**** DATA LINES ****
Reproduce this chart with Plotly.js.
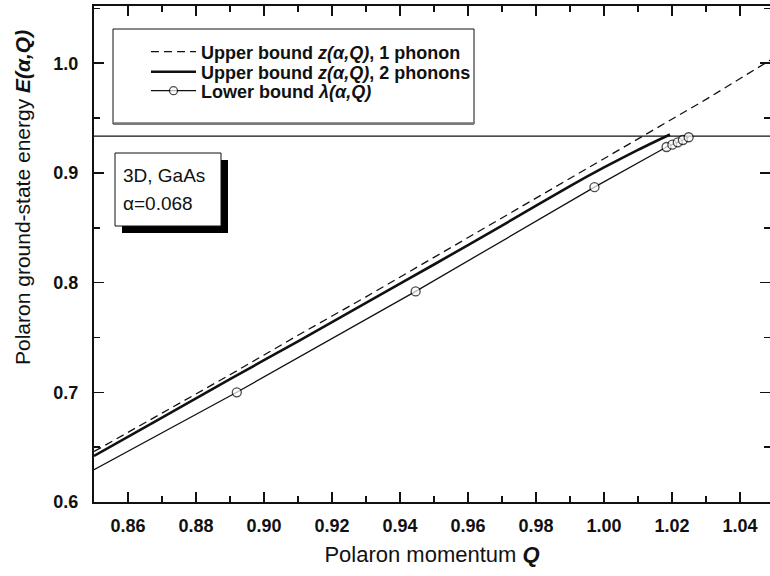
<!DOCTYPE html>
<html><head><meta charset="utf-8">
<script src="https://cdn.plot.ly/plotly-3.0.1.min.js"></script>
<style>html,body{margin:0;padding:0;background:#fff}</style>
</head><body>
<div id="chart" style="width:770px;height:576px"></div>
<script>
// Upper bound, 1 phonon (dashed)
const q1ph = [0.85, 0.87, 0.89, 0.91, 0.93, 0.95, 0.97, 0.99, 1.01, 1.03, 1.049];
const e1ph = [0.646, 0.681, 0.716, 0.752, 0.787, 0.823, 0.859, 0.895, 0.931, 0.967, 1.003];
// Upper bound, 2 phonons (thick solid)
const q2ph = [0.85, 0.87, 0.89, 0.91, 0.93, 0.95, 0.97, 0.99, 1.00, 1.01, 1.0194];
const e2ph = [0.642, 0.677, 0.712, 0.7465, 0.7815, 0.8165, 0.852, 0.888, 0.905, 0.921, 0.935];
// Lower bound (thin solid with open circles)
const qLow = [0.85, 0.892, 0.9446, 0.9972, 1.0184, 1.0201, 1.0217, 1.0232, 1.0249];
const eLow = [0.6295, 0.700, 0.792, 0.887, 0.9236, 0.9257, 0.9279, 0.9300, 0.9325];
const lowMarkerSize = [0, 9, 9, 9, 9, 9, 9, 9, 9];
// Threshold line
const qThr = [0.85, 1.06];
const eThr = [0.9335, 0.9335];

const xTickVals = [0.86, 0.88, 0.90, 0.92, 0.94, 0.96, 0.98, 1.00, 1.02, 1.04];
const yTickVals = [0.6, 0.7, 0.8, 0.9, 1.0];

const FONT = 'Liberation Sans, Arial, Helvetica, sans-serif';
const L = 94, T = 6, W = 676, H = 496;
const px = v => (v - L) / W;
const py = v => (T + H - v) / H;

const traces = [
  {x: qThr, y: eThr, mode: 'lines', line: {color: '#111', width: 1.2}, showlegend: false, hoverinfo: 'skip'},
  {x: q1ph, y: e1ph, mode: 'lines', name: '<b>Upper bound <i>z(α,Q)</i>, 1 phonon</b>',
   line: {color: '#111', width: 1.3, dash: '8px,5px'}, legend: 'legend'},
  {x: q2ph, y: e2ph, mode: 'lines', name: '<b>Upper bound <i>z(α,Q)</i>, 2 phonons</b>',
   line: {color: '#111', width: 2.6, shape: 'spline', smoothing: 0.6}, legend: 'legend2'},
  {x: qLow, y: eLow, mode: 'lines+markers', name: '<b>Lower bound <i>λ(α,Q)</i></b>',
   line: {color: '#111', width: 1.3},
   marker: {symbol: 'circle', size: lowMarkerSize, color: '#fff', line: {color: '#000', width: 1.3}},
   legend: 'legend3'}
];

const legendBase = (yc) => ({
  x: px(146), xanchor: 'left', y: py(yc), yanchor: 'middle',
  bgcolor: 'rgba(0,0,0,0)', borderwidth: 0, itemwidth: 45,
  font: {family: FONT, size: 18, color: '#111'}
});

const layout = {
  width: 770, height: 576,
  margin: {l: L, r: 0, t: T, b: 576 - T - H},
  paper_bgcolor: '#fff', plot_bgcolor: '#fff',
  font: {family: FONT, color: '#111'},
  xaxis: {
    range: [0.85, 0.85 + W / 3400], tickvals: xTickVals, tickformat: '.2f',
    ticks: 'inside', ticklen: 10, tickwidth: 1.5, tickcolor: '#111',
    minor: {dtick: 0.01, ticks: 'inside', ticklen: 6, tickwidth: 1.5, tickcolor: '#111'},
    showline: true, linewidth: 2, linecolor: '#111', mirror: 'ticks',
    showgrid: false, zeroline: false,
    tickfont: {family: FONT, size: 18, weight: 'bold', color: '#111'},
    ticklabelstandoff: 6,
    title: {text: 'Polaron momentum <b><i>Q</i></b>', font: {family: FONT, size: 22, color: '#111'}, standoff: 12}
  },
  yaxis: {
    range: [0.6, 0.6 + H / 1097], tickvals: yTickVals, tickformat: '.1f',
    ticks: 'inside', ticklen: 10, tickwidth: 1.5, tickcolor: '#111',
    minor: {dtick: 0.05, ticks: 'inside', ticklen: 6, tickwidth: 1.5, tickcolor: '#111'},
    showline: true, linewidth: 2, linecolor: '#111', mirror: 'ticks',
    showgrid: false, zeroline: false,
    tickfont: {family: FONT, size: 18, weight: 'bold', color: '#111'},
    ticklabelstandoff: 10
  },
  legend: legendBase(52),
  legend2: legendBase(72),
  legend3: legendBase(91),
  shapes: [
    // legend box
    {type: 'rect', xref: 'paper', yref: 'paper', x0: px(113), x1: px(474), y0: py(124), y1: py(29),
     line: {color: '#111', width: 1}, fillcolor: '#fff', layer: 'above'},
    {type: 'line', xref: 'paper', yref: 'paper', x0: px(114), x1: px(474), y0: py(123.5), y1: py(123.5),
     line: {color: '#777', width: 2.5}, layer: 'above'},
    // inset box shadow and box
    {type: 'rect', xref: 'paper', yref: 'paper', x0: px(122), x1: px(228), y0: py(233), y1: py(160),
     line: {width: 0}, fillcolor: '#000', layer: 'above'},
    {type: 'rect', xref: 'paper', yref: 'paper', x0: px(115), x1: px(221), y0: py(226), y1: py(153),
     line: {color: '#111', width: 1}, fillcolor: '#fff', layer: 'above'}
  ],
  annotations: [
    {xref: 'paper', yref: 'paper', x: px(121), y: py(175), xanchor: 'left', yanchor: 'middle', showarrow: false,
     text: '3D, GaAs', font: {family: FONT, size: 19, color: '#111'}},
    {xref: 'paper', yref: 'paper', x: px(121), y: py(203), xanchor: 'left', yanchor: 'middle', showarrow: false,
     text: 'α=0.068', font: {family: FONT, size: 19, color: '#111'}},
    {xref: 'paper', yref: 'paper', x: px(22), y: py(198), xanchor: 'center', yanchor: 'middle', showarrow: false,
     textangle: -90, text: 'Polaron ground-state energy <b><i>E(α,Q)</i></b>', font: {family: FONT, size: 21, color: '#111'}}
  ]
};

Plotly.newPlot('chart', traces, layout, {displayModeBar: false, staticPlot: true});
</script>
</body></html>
****
**** DATA LINES ****
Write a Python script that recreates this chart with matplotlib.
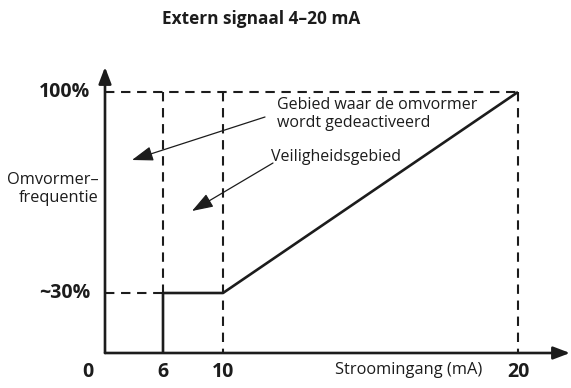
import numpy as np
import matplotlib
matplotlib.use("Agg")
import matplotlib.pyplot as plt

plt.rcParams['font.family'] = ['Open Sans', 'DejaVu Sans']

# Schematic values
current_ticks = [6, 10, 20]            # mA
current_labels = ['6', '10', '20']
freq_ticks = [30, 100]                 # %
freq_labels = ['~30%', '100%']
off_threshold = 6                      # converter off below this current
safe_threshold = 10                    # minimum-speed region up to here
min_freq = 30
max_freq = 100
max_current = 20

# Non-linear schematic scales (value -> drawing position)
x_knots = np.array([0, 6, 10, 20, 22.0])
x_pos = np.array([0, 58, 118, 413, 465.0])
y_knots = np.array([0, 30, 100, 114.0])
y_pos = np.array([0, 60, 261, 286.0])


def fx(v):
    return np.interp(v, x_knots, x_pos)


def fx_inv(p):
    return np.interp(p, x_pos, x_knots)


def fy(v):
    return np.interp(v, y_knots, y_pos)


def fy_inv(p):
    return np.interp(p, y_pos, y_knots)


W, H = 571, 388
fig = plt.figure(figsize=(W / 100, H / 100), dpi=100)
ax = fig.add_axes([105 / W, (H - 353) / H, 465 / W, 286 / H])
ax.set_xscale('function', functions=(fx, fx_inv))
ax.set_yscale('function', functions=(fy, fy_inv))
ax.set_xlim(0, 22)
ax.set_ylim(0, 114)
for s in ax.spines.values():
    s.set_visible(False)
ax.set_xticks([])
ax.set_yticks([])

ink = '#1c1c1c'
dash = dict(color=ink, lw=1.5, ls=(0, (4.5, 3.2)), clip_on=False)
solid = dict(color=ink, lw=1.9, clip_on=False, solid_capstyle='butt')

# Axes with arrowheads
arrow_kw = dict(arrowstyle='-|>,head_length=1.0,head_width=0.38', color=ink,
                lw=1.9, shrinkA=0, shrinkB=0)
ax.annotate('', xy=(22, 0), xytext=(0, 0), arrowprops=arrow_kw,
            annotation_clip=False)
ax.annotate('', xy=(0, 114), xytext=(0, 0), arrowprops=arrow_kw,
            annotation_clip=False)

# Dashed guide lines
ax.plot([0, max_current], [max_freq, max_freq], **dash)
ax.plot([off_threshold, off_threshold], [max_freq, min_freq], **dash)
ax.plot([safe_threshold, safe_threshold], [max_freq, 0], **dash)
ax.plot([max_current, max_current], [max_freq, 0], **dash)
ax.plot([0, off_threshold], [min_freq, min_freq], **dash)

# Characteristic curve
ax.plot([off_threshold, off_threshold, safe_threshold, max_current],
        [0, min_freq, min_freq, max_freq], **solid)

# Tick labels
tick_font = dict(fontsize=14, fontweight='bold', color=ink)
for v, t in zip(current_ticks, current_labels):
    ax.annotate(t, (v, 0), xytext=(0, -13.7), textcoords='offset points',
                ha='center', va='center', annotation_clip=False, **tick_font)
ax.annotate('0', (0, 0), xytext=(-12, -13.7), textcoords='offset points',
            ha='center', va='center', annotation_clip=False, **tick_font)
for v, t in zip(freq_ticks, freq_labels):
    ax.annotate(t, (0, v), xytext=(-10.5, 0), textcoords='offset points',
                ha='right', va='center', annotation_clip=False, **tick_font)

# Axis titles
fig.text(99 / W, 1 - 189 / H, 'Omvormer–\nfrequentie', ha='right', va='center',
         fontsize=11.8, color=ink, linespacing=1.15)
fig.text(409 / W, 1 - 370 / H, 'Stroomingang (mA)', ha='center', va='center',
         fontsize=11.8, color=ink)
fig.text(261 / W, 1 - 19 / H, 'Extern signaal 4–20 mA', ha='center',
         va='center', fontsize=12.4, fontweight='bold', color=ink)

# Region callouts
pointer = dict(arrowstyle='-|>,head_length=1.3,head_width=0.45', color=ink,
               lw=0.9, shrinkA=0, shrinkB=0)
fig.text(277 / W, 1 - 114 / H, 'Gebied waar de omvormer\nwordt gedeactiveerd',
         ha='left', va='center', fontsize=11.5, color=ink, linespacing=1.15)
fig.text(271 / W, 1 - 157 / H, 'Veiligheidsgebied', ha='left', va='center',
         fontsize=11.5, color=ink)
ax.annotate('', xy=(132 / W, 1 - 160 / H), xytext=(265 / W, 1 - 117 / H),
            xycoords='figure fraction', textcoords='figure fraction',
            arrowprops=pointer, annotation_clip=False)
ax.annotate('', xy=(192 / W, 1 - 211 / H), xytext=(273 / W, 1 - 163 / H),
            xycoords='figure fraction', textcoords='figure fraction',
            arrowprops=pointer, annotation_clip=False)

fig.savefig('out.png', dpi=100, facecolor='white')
****
WHAT YOU SHOULD DO
Repeat the lines above exactly, beginning with the one containing "Write a Python" and finishing with the one containing "return np.interp(p, y_pos, y_knots)". No pictures belong in the copy.

SOLUTION TO THE EXERCISE
Write a Python script that recreates this chart with matplotlib.
import numpy as np
import matplotlib
matplotlib.use("Agg")
import matplotlib.pyplot as plt

plt.rcParams['font.family'] = ['Open Sans', 'DejaVu Sans']

# Schematic values
current_ticks = [6, 10, 20]            # mA
current_labels = ['6', '10', '20']
freq_ticks = [30, 100]                 # %
freq_labels = ['~30%', '100%']
off_threshold = 6                      # converter off below this current
safe_threshold = 10                    # minimum-speed region up to here
min_freq = 30
max_freq = 100
max_current = 20

# Non-linear schematic scales (value -> drawing position)
x_knots = np.array([0, 6, 10, 20, 22.0])
x_pos = np.array([0, 58, 118, 413, 465.0])
y_knots = np.array([0, 30, 100, 114.0])
y_pos = np.array([0, 60, 261, 286.0])


def fx(v):
    return np.interp(v, x_knots, x_pos)


def fx_inv(p):
    return np.interp(p, x_pos, x_knots)


def fy(v):
    return np.interp(v, y_knots, y_pos)


def fy_inv(p):
    return np.interp(p, y_pos, y_knots)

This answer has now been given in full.